Maria O'Toole Jones Quoted on Conservation Easement Ruling in Law360

"Fallout From 11th Circ. Easement Ruling Could Be Blunted"


Maria O'Toole Jones commented on the Eleventh Circuit's recent decision which overturned the Tax Court and found that David and Tammy Hewitt were wrongly denied a conservation easement deduction. The Eleventh Circuit's opinion can be read as invalidating the entirety of a regulation requiring the easement recipient be entitled to a certain proportionate share of proceeds in the event the easement is extinguished. But it also can be read as merely a rejection of the Internal Revenue Service's interpretation of that rule under the facts of this case, where the deed had an "improvements provision," that allowed any post-donation improvements to the property to be subtracted out before determining the proportionate share of any extinguishment proceeds payable to the donee. Jones said she is waiting to see how the Sixth Circuit decides an appeal in a case brought by Oakbrook Land Holdings LLC challenging another Tax Court opinion that denied deductions for a conservation easement donation. In that opinion, the Tax Court found that Treasury Regulation Section 1.170A-14(g)(6) was procedurally valid under the Administrative Procedures Act (APA), with a notable dissent from Senior Judge Mark Holmes, who said that Treasury didn't adequately weigh public feedback on the regulation.

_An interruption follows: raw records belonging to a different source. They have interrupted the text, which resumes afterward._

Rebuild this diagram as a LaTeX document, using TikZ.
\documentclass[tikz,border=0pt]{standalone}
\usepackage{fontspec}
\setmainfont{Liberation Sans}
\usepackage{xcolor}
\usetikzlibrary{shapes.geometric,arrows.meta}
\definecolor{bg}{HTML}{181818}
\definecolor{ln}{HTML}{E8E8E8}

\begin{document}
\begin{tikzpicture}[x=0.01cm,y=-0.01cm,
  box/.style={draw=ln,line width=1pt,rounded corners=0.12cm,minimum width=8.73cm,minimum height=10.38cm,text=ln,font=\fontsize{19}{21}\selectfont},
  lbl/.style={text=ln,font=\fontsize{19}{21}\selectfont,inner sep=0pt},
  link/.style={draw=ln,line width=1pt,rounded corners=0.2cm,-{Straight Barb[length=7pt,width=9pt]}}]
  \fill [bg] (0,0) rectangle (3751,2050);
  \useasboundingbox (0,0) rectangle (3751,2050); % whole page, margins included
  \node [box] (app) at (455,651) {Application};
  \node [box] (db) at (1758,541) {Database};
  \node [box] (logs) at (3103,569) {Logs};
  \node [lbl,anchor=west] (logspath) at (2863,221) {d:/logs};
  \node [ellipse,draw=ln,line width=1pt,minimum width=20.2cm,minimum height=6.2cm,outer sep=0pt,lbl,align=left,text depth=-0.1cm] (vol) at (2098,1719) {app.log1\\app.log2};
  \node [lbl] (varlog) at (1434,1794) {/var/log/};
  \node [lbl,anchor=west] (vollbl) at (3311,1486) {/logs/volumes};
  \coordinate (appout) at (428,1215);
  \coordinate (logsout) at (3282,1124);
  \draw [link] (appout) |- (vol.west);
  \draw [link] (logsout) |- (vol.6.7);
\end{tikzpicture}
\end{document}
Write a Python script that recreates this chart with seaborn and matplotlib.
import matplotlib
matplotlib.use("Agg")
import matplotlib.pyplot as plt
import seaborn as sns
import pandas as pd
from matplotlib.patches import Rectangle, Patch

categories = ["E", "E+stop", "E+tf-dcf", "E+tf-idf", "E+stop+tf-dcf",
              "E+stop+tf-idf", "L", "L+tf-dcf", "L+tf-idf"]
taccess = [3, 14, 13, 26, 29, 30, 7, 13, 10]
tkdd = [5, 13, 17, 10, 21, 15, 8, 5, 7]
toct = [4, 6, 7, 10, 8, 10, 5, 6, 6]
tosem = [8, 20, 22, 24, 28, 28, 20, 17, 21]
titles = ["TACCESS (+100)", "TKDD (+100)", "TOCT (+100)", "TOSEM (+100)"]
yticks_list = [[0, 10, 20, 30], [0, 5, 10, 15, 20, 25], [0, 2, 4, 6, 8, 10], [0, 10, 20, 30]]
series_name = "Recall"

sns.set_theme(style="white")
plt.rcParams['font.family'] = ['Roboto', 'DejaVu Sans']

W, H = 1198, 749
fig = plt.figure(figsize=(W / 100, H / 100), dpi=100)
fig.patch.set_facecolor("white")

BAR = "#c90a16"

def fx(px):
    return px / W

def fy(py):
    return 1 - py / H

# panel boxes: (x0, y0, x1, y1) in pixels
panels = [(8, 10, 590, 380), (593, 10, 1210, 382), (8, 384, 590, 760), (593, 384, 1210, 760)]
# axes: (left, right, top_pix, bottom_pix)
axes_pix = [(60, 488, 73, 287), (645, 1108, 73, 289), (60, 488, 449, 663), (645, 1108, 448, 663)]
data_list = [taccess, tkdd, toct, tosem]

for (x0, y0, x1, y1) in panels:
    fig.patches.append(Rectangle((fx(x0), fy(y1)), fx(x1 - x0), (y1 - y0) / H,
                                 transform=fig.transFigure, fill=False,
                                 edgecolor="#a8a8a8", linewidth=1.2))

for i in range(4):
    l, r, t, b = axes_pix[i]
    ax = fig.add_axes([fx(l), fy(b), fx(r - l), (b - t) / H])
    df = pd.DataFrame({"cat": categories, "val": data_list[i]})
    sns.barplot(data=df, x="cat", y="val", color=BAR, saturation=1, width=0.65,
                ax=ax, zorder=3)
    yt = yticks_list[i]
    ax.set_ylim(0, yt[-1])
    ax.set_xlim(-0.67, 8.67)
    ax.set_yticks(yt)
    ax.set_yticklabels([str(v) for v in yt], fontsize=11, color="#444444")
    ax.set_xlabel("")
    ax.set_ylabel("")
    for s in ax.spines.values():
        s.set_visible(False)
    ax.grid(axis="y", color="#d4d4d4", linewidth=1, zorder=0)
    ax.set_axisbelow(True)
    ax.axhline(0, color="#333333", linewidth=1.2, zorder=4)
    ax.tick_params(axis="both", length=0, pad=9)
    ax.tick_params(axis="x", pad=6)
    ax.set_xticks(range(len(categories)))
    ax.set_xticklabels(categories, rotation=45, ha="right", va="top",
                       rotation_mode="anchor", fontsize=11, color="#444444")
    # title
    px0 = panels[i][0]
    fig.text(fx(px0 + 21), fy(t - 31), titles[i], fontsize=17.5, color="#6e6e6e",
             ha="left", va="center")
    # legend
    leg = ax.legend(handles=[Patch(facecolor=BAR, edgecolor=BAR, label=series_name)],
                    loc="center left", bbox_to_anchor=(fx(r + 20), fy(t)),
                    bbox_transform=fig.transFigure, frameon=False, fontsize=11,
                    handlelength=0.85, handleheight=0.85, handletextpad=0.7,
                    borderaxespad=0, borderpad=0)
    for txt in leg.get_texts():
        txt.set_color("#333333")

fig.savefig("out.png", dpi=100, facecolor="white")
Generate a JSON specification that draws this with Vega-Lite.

Jones said there's potential for a circuit split should the Sixth Circuit depart from the Hewitt case in making its decision in Oakbrook, which deals with the improvements provision as well as a distinct issue in the language of the deed but overlaps with the Hewitt case in its focus on the validity of the regulation. "It should be all eyes on the Oakbrook case at this point," Jones said.